_Material supplied:_
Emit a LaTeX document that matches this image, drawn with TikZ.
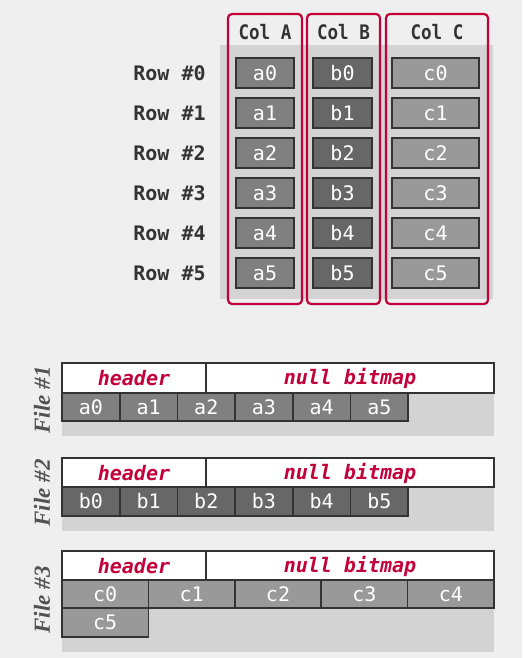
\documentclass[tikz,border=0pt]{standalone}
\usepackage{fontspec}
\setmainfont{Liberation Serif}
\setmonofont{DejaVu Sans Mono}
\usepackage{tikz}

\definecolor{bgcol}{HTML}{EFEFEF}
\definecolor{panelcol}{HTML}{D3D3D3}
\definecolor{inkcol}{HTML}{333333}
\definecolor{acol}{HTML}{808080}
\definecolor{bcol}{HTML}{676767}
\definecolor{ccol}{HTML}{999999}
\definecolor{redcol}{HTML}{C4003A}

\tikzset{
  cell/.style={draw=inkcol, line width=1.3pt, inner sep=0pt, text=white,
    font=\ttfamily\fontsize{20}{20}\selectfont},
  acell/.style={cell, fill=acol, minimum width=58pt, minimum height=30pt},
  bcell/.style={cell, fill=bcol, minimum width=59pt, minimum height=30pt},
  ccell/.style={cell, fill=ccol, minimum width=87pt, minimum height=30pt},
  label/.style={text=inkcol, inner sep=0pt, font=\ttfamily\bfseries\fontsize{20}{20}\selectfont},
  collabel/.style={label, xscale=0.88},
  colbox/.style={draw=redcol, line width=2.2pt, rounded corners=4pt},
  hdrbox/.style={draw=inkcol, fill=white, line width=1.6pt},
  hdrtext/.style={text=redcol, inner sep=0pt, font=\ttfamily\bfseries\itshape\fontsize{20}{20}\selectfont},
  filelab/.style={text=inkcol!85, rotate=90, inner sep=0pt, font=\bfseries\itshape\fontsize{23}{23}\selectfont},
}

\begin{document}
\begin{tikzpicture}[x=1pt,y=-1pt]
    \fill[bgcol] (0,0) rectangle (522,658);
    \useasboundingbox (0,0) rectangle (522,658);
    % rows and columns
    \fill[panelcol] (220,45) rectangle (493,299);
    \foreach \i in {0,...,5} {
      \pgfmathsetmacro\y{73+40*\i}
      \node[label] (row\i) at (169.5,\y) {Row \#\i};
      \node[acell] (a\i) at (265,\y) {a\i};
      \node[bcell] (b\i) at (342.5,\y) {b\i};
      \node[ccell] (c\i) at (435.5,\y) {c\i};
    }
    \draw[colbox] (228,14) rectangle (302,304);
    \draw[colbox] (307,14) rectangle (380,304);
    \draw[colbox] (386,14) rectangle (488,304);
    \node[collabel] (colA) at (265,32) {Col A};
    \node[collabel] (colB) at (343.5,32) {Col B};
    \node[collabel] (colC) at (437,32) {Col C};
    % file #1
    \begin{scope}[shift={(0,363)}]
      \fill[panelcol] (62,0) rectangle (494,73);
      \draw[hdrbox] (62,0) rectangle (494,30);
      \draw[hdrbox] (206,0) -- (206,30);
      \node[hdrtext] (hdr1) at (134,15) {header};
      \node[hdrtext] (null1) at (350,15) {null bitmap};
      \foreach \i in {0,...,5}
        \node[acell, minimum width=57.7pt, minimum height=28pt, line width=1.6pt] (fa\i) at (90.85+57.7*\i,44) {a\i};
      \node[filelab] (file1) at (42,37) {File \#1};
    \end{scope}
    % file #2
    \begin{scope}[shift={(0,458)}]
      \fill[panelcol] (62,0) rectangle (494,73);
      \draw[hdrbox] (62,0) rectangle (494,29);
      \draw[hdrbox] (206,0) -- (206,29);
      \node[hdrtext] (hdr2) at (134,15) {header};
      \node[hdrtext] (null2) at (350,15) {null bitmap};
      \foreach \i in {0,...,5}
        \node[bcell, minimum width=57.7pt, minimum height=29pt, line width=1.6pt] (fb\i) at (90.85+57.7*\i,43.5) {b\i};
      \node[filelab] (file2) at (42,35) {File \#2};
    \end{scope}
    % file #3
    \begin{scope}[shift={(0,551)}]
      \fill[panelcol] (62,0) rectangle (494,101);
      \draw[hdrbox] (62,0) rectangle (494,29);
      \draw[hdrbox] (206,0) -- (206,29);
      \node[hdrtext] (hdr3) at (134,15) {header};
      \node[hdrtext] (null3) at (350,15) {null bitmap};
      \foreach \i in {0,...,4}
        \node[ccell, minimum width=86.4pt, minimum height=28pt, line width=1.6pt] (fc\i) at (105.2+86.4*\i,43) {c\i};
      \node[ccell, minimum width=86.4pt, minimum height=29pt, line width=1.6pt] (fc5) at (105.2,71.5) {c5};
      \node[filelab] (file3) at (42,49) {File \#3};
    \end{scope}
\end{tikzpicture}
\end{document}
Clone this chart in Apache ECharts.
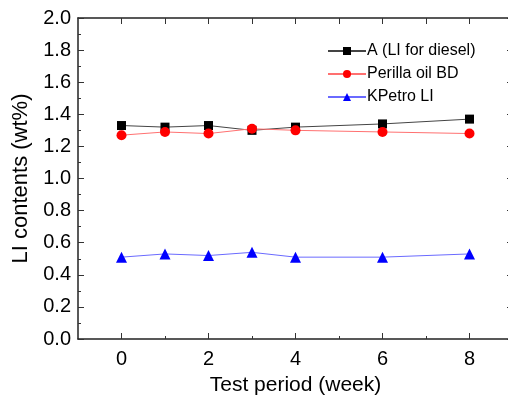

_Work to be completed:_ Omit the pictures and restate the rest of the records verbatim.

_The reply:_
Emit a LaTeX document that matches this image, drawn with TikZ.
\documentclass[tikz,border=0pt]{standalone}
\usepackage{fontspec}
\setmainfont{Liberation Serif}
\setmonofont{DejaVu Sans Mono}
\usepackage{tikz}

\definecolor{bgcol}{HTML}{EFEFEF}
\definecolor{panelcol}{HTML}{D3D3D3}
\definecolor{inkcol}{HTML}{333333}
\definecolor{acol}{HTML}{808080}
\definecolor{bcol}{HTML}{676767}
\definecolor{ccol}{HTML}{999999}
\definecolor{redcol}{HTML}{C4003A}

\tikzset{
  cell/.style={draw=inkcol, line width=1.3pt, inner sep=0pt, text=white,
    font=\ttfamily\fontsize{20}{20}\selectfont},
  acell/.style={cell, fill=acol, minimum width=58pt, minimum height=30pt},
  bcell/.style={cell, fill=bcol, minimum width=59pt, minimum height=30pt},
  ccell/.style={cell, fill=ccol, minimum width=87pt, minimum height=30pt},
  label/.style={text=inkcol, inner sep=0pt, font=\ttfamily\bfseries\fontsize{20}{20}\selectfont},
  collabel/.style={label, xscale=0.88},
  colbox/.style={draw=redcol, line width=2.2pt, rounded corners=4pt},
  hdrbox/.style={draw=inkcol, fill=white, line width=1.6pt},
  hdrtext/.style={text=redcol, inner sep=0pt, font=\ttfamily\bfseries\itshape\fontsize{20}{20}\selectfont},
  filelab/.style={text=inkcol!85, rotate=90, inner sep=0pt, font=\bfseries\itshape\fontsize{23}{23}\selectfont},
}

\begin{document}
\begin{tikzpicture}[x=1pt,y=-1pt]
    \fill[bgcol] (0,0) rectangle (522,658);
    \useasboundingbox (0,0) rectangle (522,658);
    % rows and columns
    \fill[panelcol] (220,45) rectangle (493,299);
    \foreach \i in {0,...,5} {
      \pgfmathsetmacro\y{73+40*\i}
      \node[label] (row\i) at (169.5,\y) {Row \#\i};
      \node[acell] (a\i) at (265,\y) {a\i};
      \node[bcell] (b\i) at (342.5,\y) {b\i};
      \node[ccell] (c\i) at (435.5,\y) {c\i};
    }
    \draw[colbox] (228,14) rectangle (302,304);
    \draw[colbox] (307,14) rectangle (380,304);
    \draw[colbox] (386,14) rectangle (488,304);
    \node[collabel] (colA) at (265,32) {Col A};
    \node[collabel] (colB) at (343.5,32) {Col B};
    \node[collabel] (colC) at (437,32) {Col C};
    % file #1
    \begin{scope}[shift={(0,363)}]
      \fill[panelcol] (62,0) rectangle (494,73);
      \draw[hdrbox] (62,0) rectangle (494,30);
      \draw[hdrbox] (206,0) -- (206,30);
      \node[hdrtext] (hdr1) at (134,15) {header};
      \node[hdrtext] (null1) at (350,15) {null bitmap};
      \foreach \i in {0,...,5}
        \node[acell, minimum width=57.7pt, minimum height=28pt, line width=1.6pt] (fa\i) at (90.85+57.7*\i,44) {a\i};
      \node[filelab] (file1) at (42,37) {File \#1};
    \end{scope}
    % file #2
    \begin{scope}[shift={(0,458)}]
      \fill[panelcol] (62,0) rectangle (494,73);
      \draw[hdrbox] (62,0) rectangle (494,29);
      \draw[hdrbox] (206,0) -- (206,29);
      \node[hdrtext] (hdr2) at (134,15) {header};
      \node[hdrtext] (null2) at (350,15) {null bitmap};
      \foreach \i in {0,...,5}
        \node[bcell, minimum width=57.7pt, minimum height=29pt, line width=1.6pt] (fb\i) at (90.85+57.7*\i,43.5) {b\i};
      \node[filelab] (file2) at (42,35) {File \#2};
    \end{scope}
    % file #3
    \begin{scope}[shift={(0,551)}]
      \fill[panelcol] (62,0) rectangle (494,101);
      \draw[hdrbox] (62,0) rectangle (494,29);
      \draw[hdrbox] (206,0) -- (206,29);
      \node[hdrtext] (hdr3) at (134,15) {header};
      \node[hdrtext] (null3) at (350,15) {null bitmap};
      \foreach \i in {0,...,4}
        \node[ccell, minimum width=86.4pt, minimum height=28pt, line width=1.6pt] (fc\i) at (105.2+86.4*\i,43) {c\i};
      \node[ccell, minimum width=86.4pt, minimum height=29pt, line width=1.6pt] (fc5) at (105.2,71.5) {c5};
      \node[filelab] (file3) at (42,49) {File \#3};
    \end{scope}
\end{tikzpicture}
\end{document}
Clone this chart in Apache ECharts.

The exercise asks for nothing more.